The South African opened with a brilliant round of 63, nine-under par, which he followed with a round of 65 to top the leaderboard on 128, four better than the next man.
“I guess it was just one of those days when you roll out of bed and the putts go in the hole,” said Burmester.
This year’s US Open start will be his second of his career after finishing T56 at Shinnecock Hills last year. And, of course, fellow South Africans Justin Walters and Merrick Bremner also booked coveted spots this year by qualifying at Walton Heath. This brings the SA contingent to 10 players in the 155-man line-up, if you include Rory Sabbatini who now, strangely, plays under the Slovakia flag after marrying a woman from that country.

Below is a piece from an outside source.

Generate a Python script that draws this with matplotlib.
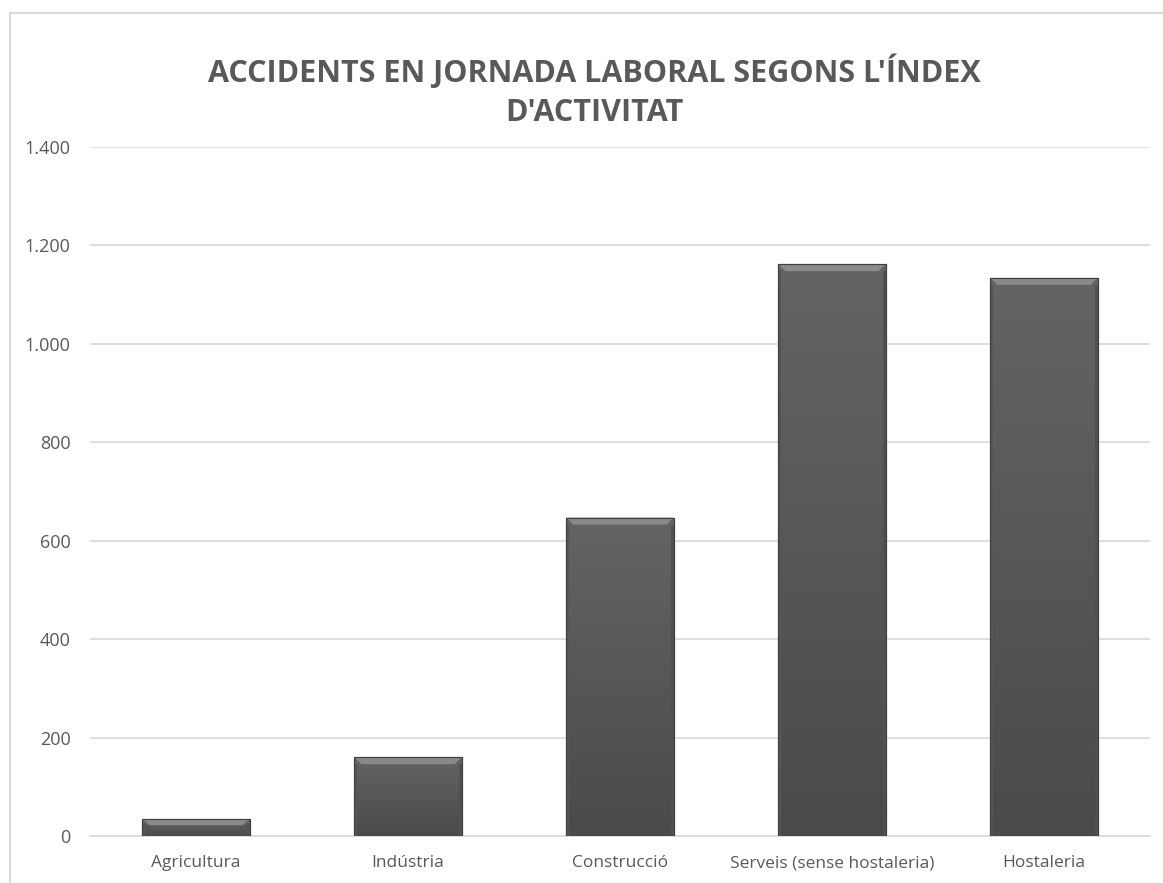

Erik van Rooyen also earned a spot at sectional qualifying in Columbus, Ohio, while Branden Grace, Justin Harding and Louis Oosthuizen were already exempt thanks to their world ranking, and 49-year-old Ernie Els - US Open champion in 1994 and 1997 - has been granted a special invitation.
Finally there’s Ernie’s nephew Jovan Rebula who gets in because he won the British Amateur last year.
This will be the sixth time Pebble Beach has hosted the US Open.
To re-cap briefly, Jack Nicklaus won there in 1972, Tom Watson in 1982, Tom Kite in 1992, Tiger Woods in 2000 (when his 272 aggregate saw him finish a whopping 15 shots ahead of the Big Easy and Miguel Angel Jiménez who were joint second) and Graeme McDowell in 2010.
And I love the story about Watson, how while at Stanford University in and around 1970 he used to often make the two-hour drive down the coast and play “Pebble” alone. Frequently, he would fantasize playing the last couple of holes against Nicklaus with the US Open on the line.
“I’d get to those holes and say ‘you need to play these one under to win’. Of course, I’d always play them two over. Then I’d say, ‘You’ve got a long way to go kid!’”
Well, Watson did go “a long way” and not only played 17 and 18 in one under in the final round in 1982 to beat the Golden Bear into second place, he birdied both to win by two. At the par-3 17th his tee-shot was in the rough beside the green. His caddie Bruce Edwards told him to “get it close”.
Watson responded: “I’m not going to get it close, I’m going to make it.”
And he did. It remains one of the most famous shots in Major golf history.